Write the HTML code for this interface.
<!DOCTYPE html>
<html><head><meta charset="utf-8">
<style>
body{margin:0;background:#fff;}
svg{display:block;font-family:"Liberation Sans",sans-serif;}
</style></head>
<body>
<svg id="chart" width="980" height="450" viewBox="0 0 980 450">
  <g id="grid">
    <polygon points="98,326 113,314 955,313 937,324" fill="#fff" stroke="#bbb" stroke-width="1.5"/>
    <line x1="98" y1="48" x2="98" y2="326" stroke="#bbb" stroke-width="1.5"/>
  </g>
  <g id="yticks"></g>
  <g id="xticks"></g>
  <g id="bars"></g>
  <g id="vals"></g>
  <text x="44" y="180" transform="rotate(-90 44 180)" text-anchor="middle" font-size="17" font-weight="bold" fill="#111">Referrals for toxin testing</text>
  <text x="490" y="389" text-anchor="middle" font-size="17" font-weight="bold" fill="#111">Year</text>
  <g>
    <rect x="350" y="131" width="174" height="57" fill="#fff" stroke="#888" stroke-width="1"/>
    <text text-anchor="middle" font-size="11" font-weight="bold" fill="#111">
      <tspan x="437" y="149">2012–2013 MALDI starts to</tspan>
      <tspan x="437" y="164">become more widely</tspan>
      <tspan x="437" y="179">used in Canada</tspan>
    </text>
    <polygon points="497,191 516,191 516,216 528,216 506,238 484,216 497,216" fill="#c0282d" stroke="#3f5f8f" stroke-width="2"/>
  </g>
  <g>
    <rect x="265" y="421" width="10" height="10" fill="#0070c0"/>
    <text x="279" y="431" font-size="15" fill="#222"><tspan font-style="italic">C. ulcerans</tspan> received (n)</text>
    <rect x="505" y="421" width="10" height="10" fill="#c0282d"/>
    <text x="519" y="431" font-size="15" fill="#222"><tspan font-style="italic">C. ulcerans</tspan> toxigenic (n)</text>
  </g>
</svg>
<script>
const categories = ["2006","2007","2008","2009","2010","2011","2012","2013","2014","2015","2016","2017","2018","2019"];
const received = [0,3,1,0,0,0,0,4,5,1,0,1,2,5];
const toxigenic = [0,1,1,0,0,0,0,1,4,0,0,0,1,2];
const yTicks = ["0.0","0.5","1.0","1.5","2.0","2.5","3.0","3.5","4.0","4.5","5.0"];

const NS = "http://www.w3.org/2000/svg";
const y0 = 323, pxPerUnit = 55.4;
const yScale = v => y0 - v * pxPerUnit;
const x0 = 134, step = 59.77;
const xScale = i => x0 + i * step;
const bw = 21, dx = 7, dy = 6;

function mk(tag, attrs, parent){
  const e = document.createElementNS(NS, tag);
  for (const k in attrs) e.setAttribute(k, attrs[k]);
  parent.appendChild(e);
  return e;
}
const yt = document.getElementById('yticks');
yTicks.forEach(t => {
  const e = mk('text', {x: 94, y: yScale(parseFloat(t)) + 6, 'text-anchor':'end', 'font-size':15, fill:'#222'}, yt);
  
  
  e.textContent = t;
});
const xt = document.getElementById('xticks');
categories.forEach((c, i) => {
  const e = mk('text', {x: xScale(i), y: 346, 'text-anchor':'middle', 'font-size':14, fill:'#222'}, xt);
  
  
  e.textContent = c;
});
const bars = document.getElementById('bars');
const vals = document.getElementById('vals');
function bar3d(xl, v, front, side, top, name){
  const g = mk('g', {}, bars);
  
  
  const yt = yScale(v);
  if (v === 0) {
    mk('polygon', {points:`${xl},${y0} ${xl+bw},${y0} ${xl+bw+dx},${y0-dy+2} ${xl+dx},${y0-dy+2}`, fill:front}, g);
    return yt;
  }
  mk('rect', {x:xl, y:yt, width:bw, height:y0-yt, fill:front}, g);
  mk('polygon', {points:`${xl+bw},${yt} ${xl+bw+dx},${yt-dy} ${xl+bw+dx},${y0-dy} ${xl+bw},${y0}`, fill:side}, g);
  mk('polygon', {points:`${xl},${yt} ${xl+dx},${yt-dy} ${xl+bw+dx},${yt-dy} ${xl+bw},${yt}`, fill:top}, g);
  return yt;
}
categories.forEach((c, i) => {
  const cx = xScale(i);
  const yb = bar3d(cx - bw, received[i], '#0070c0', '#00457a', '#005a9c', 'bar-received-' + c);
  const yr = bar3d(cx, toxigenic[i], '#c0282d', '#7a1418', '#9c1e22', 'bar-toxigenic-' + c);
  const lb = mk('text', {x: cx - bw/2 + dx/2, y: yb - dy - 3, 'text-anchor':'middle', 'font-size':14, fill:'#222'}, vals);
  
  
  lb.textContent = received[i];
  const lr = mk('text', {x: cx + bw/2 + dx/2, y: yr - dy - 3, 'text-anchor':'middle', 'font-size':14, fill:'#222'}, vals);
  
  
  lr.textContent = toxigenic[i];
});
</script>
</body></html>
※ ※ ※
▶ [Aim]:
Recite the full listing above exactly.

▶ [Response for this exercise]:
Write the HTML code for this interface.
<!DOCTYPE html>
<html><head><meta charset="utf-8">
<style>
body{margin:0;background:#fff;}
svg{display:block;font-family:"Liberation Sans",sans-serif;}
</style></head>
<body>
<svg id="chart" width="980" height="450" viewBox="0 0 980 450">
  <g id="grid">
    <polygon points="98,326 113,314 955,313 937,324" fill="#fff" stroke="#bbb" stroke-width="1.5"/>
    <line x1="98" y1="48" x2="98" y2="326" stroke="#bbb" stroke-width="1.5"/>
  </g>
  <g id="yticks"></g>
  <g id="xticks"></g>
  <g id="bars"></g>
  <g id="vals"></g>
  <text x="44" y="180" transform="rotate(-90 44 180)" text-anchor="middle" font-size="17" font-weight="bold" fill="#111">Referrals for toxin testing</text>
  <text x="490" y="389" text-anchor="middle" font-size="17" font-weight="bold" fill="#111">Year</text>
  <g>
    <rect x="350" y="131" width="174" height="57" fill="#fff" stroke="#888" stroke-width="1"/>
    <text text-anchor="middle" font-size="11" font-weight="bold" fill="#111">
      <tspan x="437" y="149">2012–2013 MALDI starts to</tspan>
      <tspan x="437" y="164">become more widely</tspan>
      <tspan x="437" y="179">used in Canada</tspan>
    </text>
    <polygon points="497,191 516,191 516,216 528,216 506,238 484,216 497,216" fill="#c0282d" stroke="#3f5f8f" stroke-width="2"/>
  </g>
  <g>
    <rect x="265" y="421" width="10" height="10" fill="#0070c0"/>
    <text x="279" y="431" font-size="15" fill="#222"><tspan font-style="italic">C. ulcerans</tspan> received (n)</text>
    <rect x="505" y="421" width="10" height="10" fill="#c0282d"/>
    <text x="519" y="431" font-size="15" fill="#222"><tspan font-style="italic">C. ulcerans</tspan> toxigenic (n)</text>
  </g>
</svg>
<script>
const categories = ["2006","2007","2008","2009","2010","2011","2012","2013","2014","2015","2016","2017","2018","2019"];
const received = [0,3,1,0,0,0,0,4,5,1,0,1,2,5];
const toxigenic = [0,1,1,0,0,0,0,1,4,0,0,0,1,2];
const yTicks = ["0.0","0.5","1.0","1.5","2.0","2.5","3.0","3.5","4.0","4.5","5.0"];

const NS = "http://www.w3.org/2000/svg";
const y0 = 323, pxPerUnit = 55.4;
const yScale = v => y0 - v * pxPerUnit;
const x0 = 134, step = 59.77;
const xScale = i => x0 + i * step;
const bw = 21, dx = 7, dy = 6;

function mk(tag, attrs, parent){
  const e = document.createElementNS(NS, tag);
  for (const k in attrs) e.setAttribute(k, attrs[k]);
  parent.appendChild(e);
  return e;
}
const yt = document.getElementById('yticks');
yTicks.forEach(t => {
  const e = mk('text', {x: 94, y: yScale(parseFloat(t)) + 6, 'text-anchor':'end', 'font-size':15, fill:'#222'}, yt);
  
  
  e.textContent = t;
});
const xt = document.getElementById('xticks');
categories.forEach((c, i) => {
  const e = mk('text', {x: xScale(i), y: 346, 'text-anchor':'middle', 'font-size':14, fill:'#222'}, xt);
  
  
  e.textContent = c;
});
const bars = document.getElementById('bars');
const vals = document.getElementById('vals');
function bar3d(xl, v, front, side, top, name){
  const g = mk('g', {}, bars);
  
  
  const yt = yScale(v);
  if (v === 0) {
    mk('polygon', {points:`${xl},${y0} ${xl+bw},${y0} ${xl+bw+dx},${y0-dy+2} ${xl+dx},${y0-dy+2}`, fill:front}, g);
    return yt;
  }
  mk('rect', {x:xl, y:yt, width:bw, height:y0-yt, fill:front}, g);
  mk('polygon', {points:`${xl+bw},${yt} ${xl+bw+dx},${yt-dy} ${xl+bw+dx},${y0-dy} ${xl+bw},${y0}`, fill:side}, g);
  mk('polygon', {points:`${xl},${yt} ${xl+dx},${yt-dy} ${xl+bw+dx},${yt-dy} ${xl+bw},${yt}`, fill:top}, g);
  return yt;
}
categories.forEach((c, i) => {
  const cx = xScale(i);
  const yb = bar3d(cx - bw, received[i], '#0070c0', '#00457a', '#005a9c', 'bar-received-' + c);
  const yr = bar3d(cx, toxigenic[i], '#c0282d', '#7a1418', '#9c1e22', 'bar-toxigenic-' + c);
  const lb = mk('text', {x: cx - bw/2 + dx/2, y: yb - dy - 3, 'text-anchor':'middle', 'font-size':14, fill:'#222'}, vals);
  
  
  lb.textContent = received[i];
  const lr = mk('text', {x: cx + bw/2 + dx/2, y: yr - dy - 3, 'text-anchor':'middle', 'font-size':14, fill:'#222'}, vals);
  
  
  lr.textContent = toxigenic[i];
});
</script>
</body></html>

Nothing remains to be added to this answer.